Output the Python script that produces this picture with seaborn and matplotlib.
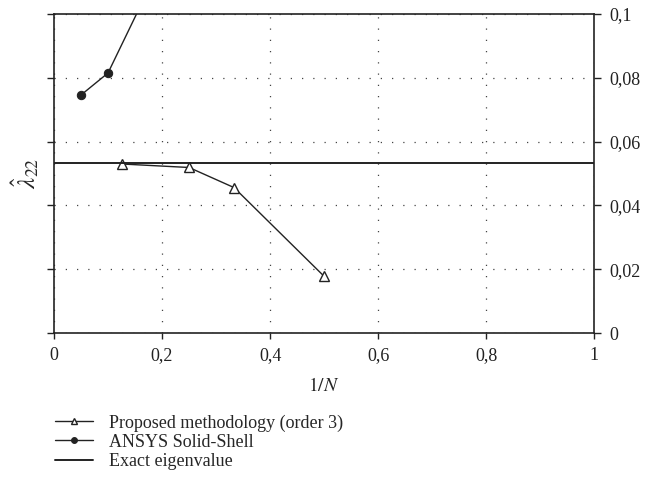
import matplotlib
matplotlib.use("Agg")
import matplotlib.pyplot as plt
from matplotlib.ticker import FuncFormatter
import seaborn as sns
import pandas as pd

# 1/N values and eigenvalue estimates
proposed_x = [0.125, 0.25, 1 / 3, 0.5]
proposed_y = [0.0530, 0.0519, 0.0456, 0.0178]
ansys_x = [0.05, 0.1, 0.2]
ansys_y = [0.0746, 0.0815, 0.1165]
exact_value = 0.0533

x_ticks = [0, 0.2, 0.4, 0.6, 0.8, 1]
y_ticks = [0, 0.02, 0.04, 0.06, 0.08, 0.1]

sns.set_style("ticks")
plt.rcParams["font.family"] = ["Liberation Serif", "DejaVu Serif"]
plt.rcParams["mathtext.fontset"] = "stix"

fig = plt.figure(figsize=(6.63, 4.98), dpi=100)
ax = fig.add_axes([0.0814, 0.331, 0.815, 0.641])

df_prop = pd.DataFrame({"x": proposed_x, "y": proposed_y})
df_ansys = pd.DataFrame({"x": ansys_x, "y": ansys_y})

sns.lineplot(data=df_prop, x="x", y="y", ax=ax, color="#222222", lw=1.0,
             marker="^", markersize=7, markerfacecolor="white",
             markeredgecolor="#222222", markeredgewidth=1.0,
             label="Proposed methodology (order 3)")
sns.lineplot(data=df_ansys, x="x", y="y", ax=ax, color="#222222", lw=1.0,
             marker="o", markersize=6, markerfacecolor="#222222",
             markeredgecolor="#222222", label="ANSYS Solid-Shell")
ax.axhline(exact_value, color="#222222", lw=1.4, label="Exact eigenvalue")

ax.set_xlim(0, 1)
ax.set_ylim(0, 0.1)
ax.set_xticks(x_ticks)
ax.set_yticks(y_ticks)

fmt = FuncFormatter(lambda v, p: f"{v:g}".replace(".", ","))
ax.xaxis.set_major_formatter(fmt)
ax.yaxis.set_major_formatter(fmt)

ax.grid(True, color="#444444", linestyle=(0, (1, 8)), linewidth=0.9)
for s in ax.spines.values():
    s.set_visible(True)
    s.set_color("#222222")
    s.set_linewidth(1.2)

ax.tick_params(axis="y", which="both", left=True, right=True,
               labelleft=False, labelright=True, direction="out",
               length=5, width=1, labelsize=13, colors="#222222", pad=6)
ax.tick_params(axis="x", direction="out", length=4, width=1,
               labelsize=13, colors="#222222", pad=6)

ax.set_xlabel(r"$1/N$", fontsize=14, labelpad=9)
ax.set_ylabel(r"$\hat{\lambda}_{22}$", fontsize=18, labelpad=4)

handles, labels = ax.get_legend_handles_labels()
ax.get_legend().remove()
fig.legend(handles, labels, loc="upper left", bbox_to_anchor=(0.083, 0.168),
           frameon=False, fontsize=13, handlelength=2.1, handletextpad=0.9,
           labelspacing=0.12, borderaxespad=0, borderpad=0, markerscale=0.7)

fig.savefig("out.png", dpi=100)
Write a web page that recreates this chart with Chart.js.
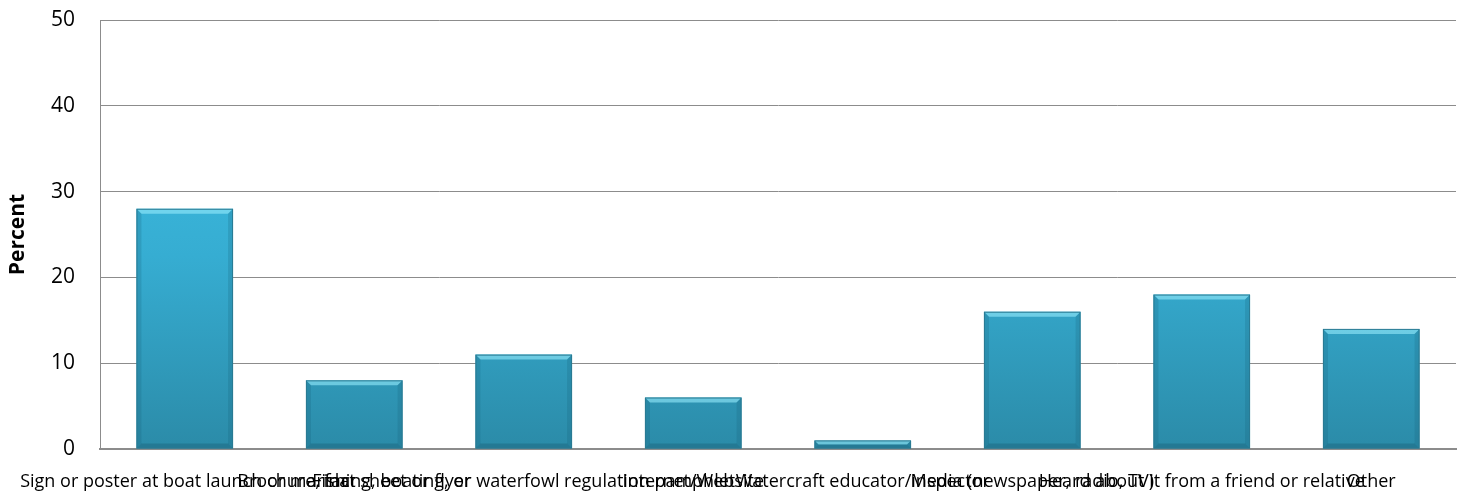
────────────────────
» **Direction**:
Copy all lines in the listing above where the string "with" appears.

» **Written solution**:
Output the Python script that produces this picture with seaborn and matplotlib.
Write a web page that recreates this chart with Chart.js.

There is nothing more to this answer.